Source data
* * *
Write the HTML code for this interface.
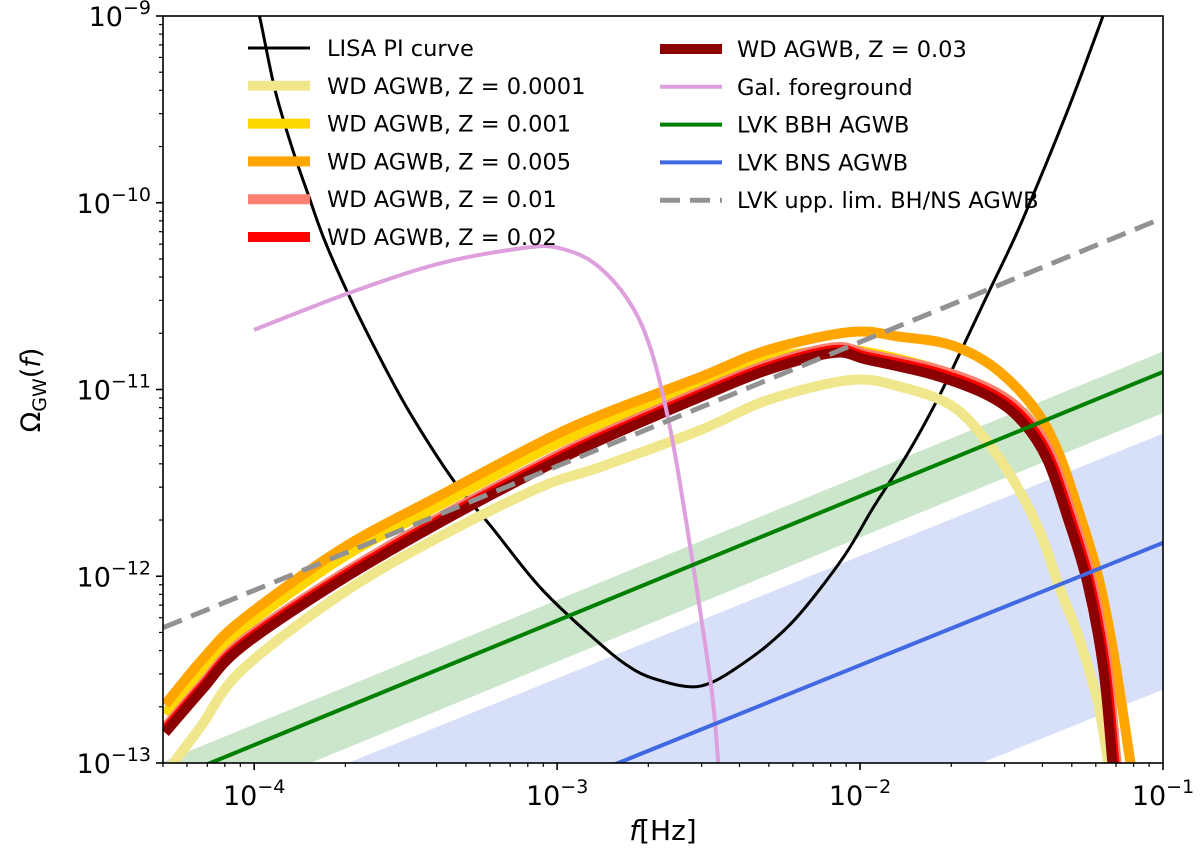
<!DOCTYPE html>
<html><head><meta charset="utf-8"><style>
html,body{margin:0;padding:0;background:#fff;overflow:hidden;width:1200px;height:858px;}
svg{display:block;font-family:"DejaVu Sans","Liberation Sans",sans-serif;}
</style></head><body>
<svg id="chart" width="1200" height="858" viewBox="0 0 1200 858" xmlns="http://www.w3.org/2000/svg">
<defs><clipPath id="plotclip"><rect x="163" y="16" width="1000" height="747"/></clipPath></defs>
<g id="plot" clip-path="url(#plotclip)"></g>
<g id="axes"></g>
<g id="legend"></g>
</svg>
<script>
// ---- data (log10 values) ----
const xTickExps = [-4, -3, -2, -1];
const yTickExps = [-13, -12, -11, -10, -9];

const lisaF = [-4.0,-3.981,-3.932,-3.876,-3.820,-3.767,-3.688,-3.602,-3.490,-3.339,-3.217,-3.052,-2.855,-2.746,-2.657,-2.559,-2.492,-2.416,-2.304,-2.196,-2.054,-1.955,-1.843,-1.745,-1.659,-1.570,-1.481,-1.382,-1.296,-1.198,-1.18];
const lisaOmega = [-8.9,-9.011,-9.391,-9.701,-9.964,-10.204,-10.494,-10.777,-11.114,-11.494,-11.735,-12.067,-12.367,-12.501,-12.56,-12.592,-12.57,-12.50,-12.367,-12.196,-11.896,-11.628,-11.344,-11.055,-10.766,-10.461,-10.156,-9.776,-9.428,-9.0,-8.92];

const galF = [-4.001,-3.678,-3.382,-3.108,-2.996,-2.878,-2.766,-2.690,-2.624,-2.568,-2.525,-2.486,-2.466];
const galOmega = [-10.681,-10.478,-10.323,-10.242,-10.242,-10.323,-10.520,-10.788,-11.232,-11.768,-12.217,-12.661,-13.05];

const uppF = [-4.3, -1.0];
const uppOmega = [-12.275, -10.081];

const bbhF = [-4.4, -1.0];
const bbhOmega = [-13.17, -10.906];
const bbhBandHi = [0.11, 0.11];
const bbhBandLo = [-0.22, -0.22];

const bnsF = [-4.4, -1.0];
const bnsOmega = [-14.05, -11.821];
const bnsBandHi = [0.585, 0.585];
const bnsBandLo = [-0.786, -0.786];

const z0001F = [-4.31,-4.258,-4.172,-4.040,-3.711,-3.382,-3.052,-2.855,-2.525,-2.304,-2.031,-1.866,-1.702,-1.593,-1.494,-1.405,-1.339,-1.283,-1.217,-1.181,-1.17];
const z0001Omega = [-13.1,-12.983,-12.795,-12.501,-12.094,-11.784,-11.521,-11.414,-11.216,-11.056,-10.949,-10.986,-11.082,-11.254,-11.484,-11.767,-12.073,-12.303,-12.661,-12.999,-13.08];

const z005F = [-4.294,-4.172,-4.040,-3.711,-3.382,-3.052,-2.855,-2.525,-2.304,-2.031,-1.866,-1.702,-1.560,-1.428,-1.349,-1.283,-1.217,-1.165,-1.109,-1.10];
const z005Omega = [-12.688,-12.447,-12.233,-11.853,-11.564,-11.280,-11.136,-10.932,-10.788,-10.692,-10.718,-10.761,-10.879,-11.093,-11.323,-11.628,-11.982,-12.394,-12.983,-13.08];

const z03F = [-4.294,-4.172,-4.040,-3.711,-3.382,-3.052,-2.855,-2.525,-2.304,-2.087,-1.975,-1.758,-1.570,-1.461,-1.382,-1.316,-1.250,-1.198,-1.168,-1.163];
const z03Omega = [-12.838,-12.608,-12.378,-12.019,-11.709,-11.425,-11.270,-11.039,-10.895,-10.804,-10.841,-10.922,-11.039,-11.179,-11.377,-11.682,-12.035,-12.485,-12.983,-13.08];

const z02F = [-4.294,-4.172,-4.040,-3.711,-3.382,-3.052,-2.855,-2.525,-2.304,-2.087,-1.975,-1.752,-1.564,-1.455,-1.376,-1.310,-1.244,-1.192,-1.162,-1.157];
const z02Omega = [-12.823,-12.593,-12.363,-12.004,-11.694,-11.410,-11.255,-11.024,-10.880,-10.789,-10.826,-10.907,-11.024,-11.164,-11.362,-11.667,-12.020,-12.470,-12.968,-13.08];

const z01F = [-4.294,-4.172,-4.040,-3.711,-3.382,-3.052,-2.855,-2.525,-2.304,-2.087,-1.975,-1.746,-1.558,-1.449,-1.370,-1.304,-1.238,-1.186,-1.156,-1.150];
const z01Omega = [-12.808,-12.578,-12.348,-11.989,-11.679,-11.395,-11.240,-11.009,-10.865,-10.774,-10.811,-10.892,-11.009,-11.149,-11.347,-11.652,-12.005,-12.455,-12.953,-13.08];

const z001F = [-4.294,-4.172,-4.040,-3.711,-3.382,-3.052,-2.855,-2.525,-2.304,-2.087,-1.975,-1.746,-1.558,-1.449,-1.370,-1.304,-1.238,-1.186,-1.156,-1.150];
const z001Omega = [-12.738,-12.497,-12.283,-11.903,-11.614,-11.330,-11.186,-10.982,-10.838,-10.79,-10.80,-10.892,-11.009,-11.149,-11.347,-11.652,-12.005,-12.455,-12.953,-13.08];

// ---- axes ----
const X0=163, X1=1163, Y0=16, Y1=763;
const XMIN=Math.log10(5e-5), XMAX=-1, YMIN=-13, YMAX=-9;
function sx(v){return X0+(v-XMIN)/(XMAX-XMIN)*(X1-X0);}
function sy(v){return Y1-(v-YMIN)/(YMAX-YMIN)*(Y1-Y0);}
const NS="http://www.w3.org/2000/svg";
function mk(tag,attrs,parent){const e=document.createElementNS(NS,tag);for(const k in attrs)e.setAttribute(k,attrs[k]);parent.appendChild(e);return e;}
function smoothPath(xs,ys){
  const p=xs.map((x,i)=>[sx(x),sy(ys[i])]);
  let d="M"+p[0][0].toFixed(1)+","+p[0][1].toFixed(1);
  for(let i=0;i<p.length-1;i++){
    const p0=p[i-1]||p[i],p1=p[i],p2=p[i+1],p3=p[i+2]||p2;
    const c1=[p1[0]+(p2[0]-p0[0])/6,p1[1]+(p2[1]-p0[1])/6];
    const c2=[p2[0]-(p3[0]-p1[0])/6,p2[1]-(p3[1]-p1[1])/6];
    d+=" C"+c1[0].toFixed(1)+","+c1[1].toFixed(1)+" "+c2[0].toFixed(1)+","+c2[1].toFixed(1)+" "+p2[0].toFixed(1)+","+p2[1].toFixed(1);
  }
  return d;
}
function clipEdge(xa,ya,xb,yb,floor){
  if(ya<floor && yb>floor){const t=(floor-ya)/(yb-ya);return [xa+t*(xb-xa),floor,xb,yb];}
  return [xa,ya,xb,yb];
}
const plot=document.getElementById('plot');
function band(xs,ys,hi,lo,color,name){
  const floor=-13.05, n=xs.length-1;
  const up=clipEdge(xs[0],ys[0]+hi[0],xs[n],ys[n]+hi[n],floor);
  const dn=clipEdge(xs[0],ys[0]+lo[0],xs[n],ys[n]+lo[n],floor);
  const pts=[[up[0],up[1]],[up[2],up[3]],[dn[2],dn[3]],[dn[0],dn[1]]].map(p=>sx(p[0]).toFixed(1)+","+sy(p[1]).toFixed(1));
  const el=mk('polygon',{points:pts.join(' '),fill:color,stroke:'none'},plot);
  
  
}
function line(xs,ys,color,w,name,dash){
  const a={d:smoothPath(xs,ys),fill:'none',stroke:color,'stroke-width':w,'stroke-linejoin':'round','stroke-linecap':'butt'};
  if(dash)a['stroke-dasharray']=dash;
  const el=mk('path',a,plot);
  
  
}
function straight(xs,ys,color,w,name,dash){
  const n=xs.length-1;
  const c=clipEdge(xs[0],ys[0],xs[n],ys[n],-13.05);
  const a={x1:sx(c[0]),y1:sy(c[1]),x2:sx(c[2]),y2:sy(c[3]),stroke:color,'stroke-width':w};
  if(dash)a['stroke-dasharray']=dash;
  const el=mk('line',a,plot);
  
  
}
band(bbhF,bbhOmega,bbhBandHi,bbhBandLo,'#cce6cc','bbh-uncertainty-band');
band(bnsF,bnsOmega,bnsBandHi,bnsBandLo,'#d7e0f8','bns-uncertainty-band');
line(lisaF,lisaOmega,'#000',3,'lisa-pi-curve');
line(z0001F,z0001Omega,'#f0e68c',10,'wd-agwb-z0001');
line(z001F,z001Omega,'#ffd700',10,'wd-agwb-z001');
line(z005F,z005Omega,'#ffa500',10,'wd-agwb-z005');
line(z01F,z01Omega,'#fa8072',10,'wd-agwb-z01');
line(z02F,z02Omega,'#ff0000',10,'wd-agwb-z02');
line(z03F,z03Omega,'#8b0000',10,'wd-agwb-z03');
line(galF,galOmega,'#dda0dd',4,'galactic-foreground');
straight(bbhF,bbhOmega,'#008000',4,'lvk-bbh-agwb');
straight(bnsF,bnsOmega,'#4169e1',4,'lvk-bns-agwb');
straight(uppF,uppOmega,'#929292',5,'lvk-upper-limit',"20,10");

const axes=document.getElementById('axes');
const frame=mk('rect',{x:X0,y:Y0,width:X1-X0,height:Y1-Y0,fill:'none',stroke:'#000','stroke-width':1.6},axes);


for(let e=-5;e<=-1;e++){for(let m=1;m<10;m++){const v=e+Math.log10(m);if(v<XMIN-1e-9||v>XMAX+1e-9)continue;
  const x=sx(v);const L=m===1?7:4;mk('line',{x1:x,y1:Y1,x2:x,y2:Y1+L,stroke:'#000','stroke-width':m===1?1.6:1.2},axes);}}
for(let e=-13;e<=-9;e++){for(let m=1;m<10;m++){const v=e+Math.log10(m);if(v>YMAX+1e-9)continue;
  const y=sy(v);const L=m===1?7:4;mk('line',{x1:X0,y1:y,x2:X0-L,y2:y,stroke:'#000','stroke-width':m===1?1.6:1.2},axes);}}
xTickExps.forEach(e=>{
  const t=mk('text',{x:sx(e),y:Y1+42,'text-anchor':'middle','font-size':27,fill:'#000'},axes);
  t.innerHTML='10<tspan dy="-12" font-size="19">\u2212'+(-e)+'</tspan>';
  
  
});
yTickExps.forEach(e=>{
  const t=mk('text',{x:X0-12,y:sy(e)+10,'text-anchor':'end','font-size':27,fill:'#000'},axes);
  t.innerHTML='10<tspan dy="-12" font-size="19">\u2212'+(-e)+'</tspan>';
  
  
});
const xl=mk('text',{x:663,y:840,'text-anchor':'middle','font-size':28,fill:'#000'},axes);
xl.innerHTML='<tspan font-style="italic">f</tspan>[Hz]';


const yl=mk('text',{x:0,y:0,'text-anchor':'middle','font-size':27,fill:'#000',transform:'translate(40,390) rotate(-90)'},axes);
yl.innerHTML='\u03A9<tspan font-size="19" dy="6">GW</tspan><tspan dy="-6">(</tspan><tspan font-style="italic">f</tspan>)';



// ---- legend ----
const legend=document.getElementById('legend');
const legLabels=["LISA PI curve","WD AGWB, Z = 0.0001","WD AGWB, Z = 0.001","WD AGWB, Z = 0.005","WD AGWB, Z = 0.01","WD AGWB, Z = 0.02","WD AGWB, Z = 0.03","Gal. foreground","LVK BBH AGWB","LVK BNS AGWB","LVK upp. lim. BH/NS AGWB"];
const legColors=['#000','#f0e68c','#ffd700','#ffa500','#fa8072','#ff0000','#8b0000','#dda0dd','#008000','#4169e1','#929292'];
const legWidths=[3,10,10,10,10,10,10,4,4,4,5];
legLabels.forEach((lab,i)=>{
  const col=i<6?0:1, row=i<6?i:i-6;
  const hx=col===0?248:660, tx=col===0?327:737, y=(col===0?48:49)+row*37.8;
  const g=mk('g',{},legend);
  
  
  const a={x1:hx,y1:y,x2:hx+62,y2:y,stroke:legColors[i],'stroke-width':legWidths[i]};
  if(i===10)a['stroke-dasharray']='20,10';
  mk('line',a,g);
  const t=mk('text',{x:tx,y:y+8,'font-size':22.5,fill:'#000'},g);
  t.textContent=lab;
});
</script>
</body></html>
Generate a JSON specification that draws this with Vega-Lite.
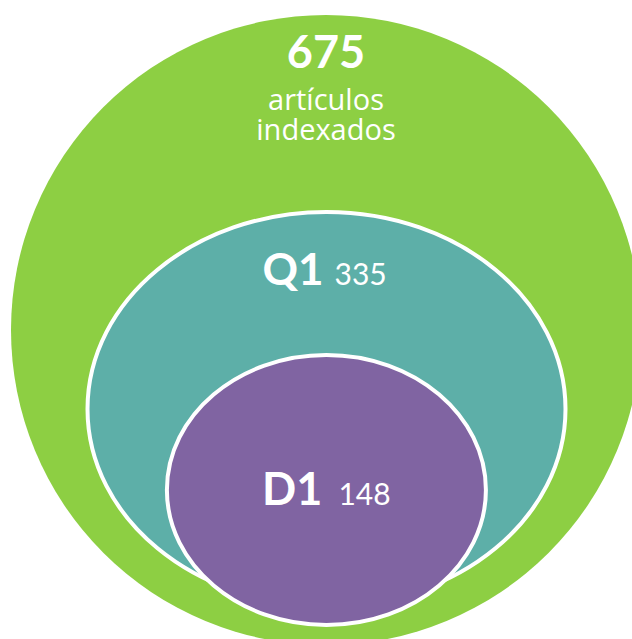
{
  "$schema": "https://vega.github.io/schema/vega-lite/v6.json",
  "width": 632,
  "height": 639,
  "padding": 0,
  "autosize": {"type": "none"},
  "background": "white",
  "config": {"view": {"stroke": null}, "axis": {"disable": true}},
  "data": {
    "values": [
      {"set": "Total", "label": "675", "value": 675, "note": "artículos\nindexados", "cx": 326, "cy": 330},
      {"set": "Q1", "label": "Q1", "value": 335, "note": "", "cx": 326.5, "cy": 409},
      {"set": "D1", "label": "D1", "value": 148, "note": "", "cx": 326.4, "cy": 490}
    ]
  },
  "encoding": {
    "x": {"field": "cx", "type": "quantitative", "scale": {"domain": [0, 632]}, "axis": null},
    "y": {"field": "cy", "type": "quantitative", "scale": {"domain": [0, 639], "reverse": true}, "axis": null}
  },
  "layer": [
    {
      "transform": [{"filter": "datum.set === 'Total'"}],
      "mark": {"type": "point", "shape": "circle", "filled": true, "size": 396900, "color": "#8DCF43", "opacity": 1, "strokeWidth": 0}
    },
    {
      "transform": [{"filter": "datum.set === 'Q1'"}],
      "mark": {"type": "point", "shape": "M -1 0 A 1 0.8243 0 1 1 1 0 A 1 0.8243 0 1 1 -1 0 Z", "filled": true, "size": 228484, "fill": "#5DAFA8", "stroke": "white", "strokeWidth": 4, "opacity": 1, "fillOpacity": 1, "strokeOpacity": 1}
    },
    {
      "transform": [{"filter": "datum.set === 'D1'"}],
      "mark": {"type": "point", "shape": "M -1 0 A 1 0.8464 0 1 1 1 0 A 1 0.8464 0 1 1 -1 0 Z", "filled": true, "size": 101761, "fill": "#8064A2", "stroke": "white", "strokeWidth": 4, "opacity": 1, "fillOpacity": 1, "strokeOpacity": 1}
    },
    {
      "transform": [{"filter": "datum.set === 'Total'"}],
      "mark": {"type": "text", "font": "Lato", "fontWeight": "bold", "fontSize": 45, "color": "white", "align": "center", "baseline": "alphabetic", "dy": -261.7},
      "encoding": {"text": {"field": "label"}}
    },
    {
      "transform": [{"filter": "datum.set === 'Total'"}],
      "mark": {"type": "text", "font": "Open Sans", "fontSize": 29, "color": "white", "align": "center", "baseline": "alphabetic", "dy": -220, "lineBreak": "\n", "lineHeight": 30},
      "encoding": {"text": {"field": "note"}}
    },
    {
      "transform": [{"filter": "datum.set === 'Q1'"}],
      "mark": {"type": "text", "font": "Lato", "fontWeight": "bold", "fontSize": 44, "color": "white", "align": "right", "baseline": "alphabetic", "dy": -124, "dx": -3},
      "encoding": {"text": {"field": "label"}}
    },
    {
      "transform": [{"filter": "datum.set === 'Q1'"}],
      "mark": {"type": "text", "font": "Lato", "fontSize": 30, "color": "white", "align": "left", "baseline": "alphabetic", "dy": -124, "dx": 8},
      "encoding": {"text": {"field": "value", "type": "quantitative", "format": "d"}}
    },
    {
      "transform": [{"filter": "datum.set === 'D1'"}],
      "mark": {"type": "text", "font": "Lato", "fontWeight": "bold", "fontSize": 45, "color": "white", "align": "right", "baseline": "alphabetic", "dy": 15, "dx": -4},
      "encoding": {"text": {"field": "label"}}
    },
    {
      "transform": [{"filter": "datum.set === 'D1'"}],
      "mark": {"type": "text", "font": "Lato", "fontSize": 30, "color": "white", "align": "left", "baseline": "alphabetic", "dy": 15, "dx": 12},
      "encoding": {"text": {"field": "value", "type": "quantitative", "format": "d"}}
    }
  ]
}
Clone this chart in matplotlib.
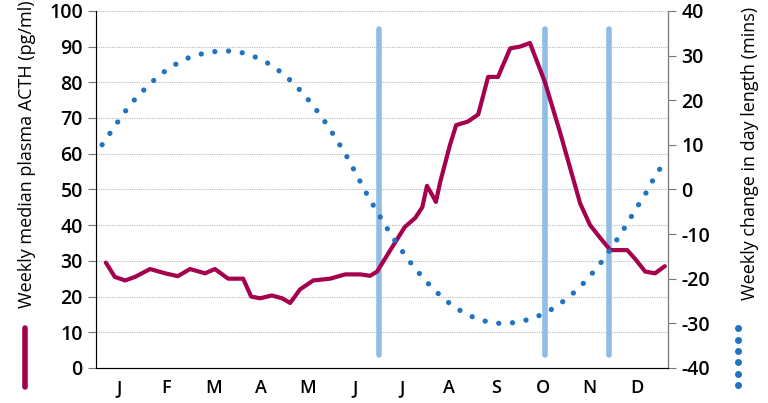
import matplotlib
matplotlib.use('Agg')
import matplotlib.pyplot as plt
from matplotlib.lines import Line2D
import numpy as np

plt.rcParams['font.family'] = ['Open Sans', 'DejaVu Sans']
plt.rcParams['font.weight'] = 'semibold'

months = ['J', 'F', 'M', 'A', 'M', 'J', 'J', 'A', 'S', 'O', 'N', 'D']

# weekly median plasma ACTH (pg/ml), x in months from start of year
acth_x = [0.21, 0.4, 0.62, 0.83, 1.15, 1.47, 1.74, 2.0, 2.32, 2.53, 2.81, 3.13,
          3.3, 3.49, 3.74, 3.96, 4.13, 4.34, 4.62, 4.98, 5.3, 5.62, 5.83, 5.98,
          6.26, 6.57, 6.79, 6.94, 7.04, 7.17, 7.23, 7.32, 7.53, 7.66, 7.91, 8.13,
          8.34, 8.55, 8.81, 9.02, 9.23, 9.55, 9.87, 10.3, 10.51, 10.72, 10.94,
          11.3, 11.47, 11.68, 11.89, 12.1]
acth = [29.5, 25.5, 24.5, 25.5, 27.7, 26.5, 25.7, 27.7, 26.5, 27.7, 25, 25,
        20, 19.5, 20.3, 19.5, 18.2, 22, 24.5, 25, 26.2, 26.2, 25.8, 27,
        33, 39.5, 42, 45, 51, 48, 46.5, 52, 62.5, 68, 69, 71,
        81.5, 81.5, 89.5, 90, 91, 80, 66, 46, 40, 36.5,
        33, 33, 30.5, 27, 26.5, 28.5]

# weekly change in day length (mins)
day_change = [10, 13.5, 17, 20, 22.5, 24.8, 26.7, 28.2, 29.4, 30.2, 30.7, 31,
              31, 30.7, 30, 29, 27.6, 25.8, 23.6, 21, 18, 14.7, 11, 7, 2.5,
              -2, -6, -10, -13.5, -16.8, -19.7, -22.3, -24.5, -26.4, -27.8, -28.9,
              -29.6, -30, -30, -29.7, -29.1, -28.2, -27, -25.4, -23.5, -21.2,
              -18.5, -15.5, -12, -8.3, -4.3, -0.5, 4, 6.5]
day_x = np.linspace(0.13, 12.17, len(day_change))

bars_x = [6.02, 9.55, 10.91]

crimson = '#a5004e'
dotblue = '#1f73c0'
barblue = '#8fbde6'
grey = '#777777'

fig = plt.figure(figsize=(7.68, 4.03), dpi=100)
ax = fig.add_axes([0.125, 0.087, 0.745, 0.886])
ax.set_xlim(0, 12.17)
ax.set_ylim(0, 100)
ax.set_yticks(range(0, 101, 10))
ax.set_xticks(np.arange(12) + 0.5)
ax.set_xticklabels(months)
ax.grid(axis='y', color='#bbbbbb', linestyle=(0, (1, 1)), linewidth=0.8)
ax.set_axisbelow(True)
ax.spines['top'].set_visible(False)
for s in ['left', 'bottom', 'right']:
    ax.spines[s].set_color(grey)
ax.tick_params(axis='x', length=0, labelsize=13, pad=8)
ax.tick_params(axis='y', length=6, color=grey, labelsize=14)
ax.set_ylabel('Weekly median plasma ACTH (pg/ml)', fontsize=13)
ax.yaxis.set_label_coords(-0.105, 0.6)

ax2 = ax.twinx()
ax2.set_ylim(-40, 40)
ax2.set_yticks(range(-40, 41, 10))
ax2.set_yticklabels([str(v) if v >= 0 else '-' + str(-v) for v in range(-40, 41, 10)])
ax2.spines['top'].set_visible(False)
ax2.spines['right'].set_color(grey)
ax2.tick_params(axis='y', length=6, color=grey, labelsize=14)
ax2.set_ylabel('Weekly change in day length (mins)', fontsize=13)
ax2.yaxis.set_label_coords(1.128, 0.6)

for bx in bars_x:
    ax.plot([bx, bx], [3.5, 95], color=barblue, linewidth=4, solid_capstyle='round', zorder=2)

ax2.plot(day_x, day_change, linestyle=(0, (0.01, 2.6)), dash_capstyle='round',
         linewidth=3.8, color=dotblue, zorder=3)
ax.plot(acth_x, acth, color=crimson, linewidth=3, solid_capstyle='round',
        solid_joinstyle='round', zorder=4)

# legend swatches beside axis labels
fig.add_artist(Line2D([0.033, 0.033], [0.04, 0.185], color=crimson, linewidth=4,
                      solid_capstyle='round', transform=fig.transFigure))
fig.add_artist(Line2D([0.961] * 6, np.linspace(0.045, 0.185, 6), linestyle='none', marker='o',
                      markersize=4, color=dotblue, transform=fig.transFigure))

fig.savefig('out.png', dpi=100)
* * *
Stated task: Each line that holds the word "this" is to be copied.

Response to the task:
Write the HTML code for this interface.
Generate a JSON specification that draws this with Vega-Lite.
Clone this chart in matplotlib.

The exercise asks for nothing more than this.